Ballistic performance of ceramic and ceramic-metal composite plates with JH1, JH2 and JHB material models

Abstract

The ceramic and ceramic-metal composite plates upon high velocity impact by a kinetic energy rod may undergo spalling, fragmentation, interface debonding, perforation, bending, and stretching. A challenge in studying these problems is using a material model that realistically simulates the material response at high plastic strains, plastic strain rates and hydrostatic pressures. The choice of the material model and the computational framework influence predictions of deformations of the projectile-target system.

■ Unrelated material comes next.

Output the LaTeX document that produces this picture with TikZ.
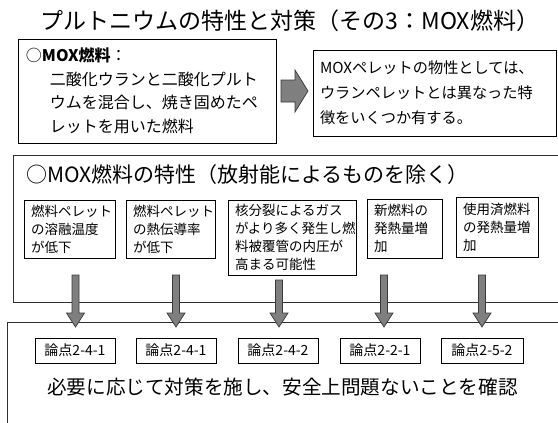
\documentclass[tikz,border=0pt]{standalone}
\usepackage{fontspec}
\setmainfont{Noto Sans CJK JP}
\usetikzlibrary{calc}
\definecolor{arrowfill}{HTML}{7F7F7F}
\definecolor{arrowline}{HTML}{3A3A3A}
\definecolor{framecol}{HTML}{303030}
\tikzset{
  frame/.style={draw=framecol, line width=0.8pt, inner sep=0pt, outer sep=0pt, anchor=north west},
  tbox/.style={draw=black, line width=0.8pt, anchor=north west, inner xsep=7pt, inner ysep=0pt, outer sep=0pt, align=left},
  charbox/.style={tbox, font=\fontsize{13.5}{18}\selectfont},
  ronbox/.style={draw=black, line width=0.8pt, anchor=north west, inner sep=0pt, outer sep=0pt, minimum width=80pt, minimum height=25pt, font=\fontsize{14}{16}\selectfont},
  fat/.style={fill=arrowfill, draw=arrowline, line width=0.7pt, line join=miter},
}
\newcommand{\fatdown}[2]{\draw[fat] ($(#1)+(-3.5,0)$) -- ($(#2)+(-3.5,-14)$) -- ($(#2)+(-9,-14)$) -- (#2) -- ($(#2)+(9,-14)$) -- ($(#2)+(3.5,-14)$) -- ($(#1)+(3.5,0)$) -- cycle;}
\begin{document}
\begin{tikzpicture}[x=1pt,y=-1pt]
\clip (0,0) rectangle (558,423);
\fill[white] (0,0) rectangle (558,423);

% title
\node[font=\fontsize{23}{26}\selectfont, inner sep=0pt] (title) at (290,21) {プルトニウムの特性と対策（その3：MOX燃料）};

% top boxes
\node[tbox, inner xsep=8pt, minimum width=258pt, minimum height=104pt, text width=242pt, font=\fontsize{16}{23.5}\selectfont] (mox) at (18,39)
 {○\textbf{MOX燃料}：\\\hspace*{24pt}二酸化ウランと二酸化プルト\\\hspace*{24pt}ウムを混合し、焼き固めたペ\\\hspace*{24pt}レットを用いた燃料};
\node[tbox, minimum width=243pt, minimum height=86pt, text width=229pt, font=\fontsize{15.2}{25}\selectfont] (prop) at (313,50)
 {MOXペレットの物性としては、\\ウランペレットとは異なった特\\徴をいくつか有する。};
\coordinate (ma) at (281,91);
\coordinate (mb) at (308,91);
\draw[fat] ($(ma)+(0,-11)$) -- ($(mb)+(-13,-11)$) -- ($(mb)+(-13,-21)$) -- (mb) -- ($(mb)+(-13,21)$) -- ($(mb)+(-13,11)$) -- ($(ma)+(0,11)$) -- cycle;

% big box
\node[frame, minimum width=560pt, minimum height=147pt] (big) at (13,155) {};
\node[anchor=west, inner sep=0pt, font=\fontsize{21}{24}\selectfont] (head) at (26,175) {○MOX燃料の特性（放射能によるものを除く）};

\node[charbox, minimum width=91pt, minimum height=58pt, text width=77pt] (c1) at (24,200) {燃料ペレット\\の溶融温度\\が低下};
\node[charbox, minimum width=89pt, minimum height=58pt, text width=75pt] (c2) at (126,200) {燃料ペレット\\の熱伝導率\\が低下};
\node[charbox, minimum width=128pt, minimum height=75pt, text width=114pt] (c3) at (228,200) {核分裂によるガス\\がより多く発生し燃\\料被覆管の内圧が\\高まる可能性};
\node[charbox, minimum width=75pt, minimum height=59pt, text width=61pt] (c4) at (367,199) {新燃料の\\発熱量増\\加};
\node[charbox, minimum width=82pt, minimum height=60pt, text width=68pt] (c5) at (456,197) {使用済燃料\\の発熱量増\\加};

% bottom box
\node[frame, minimum width=560pt, minimum height=120pt] (bottom) at (7,322) {};
\node[ronbox] (r1) at (35,338) {論点2-4-1};
\node[ronbox] (r2) at (136,338) {論点2-4-1};
\node[ronbox] (r3) at (238,338) {論点2-4-2};
\node[ronbox] (r4) at (340,338) {論点2-2-1};
\node[ronbox, minimum width=82pt] (r5) at (441,338) {論点2-5-2};
\node[inner sep=0pt, font=\fontsize{19.6}{22}\selectfont] (concl) at (282.5,387) {必要に応じて対策を施し、安全上問題ないことを確認};

% arrows
\coordinate (s1) at (75.5,275);  \coordinate (t1) at (75.5,327);
\coordinate (s2) at (176,275);   \coordinate (t2) at (176,327);
\coordinate (s3) at (279,280);   \coordinate (t3) at (279,327);
\coordinate (s4) at (384,275);   \coordinate (t4) at (384,327);
\coordinate (s5) at (482,275);   \coordinate (t5) at (482,327);
\fatdown{s1}{t1}
\fatdown{s2}{t2}
\fatdown{s3}{t3}
\fatdown{s4}{t4}
\fatdown{s5}{t5}
\end{tikzpicture}
\end{document}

Three constitutive relations generally employed to study deformations of a ceramic are due to Johnson and Holmquist, generally abbreviated as JH1, JH2 and JHB. We have implemented these in a computational algorithm using Smoothed Particle Hydrodynamics (SPH) basis functions and a pseudo-spring technique to simulate the initiation and propagation of material failure. After ensuring that the computed results for two flyer plate impact experiments agree well with the test findings, we have studied penetration of monolithic ceramic and ceramic/aluminium targets by kinetic energy rods having blunt, hemispherical and conical nose shapes. It is shown that the present approach can successfully predict spalling, formation of conoid, fragmentation and crack branching in the ceramic, and bending/stretching of metal backing plates. Whereas results from the JH1 and the JHB material models are qualitatively similar, those using the JHB constitutive relation are closest to the test observations. This work suggests that one should use the JHB model for analyzing impact and penetration of a ceramic plate.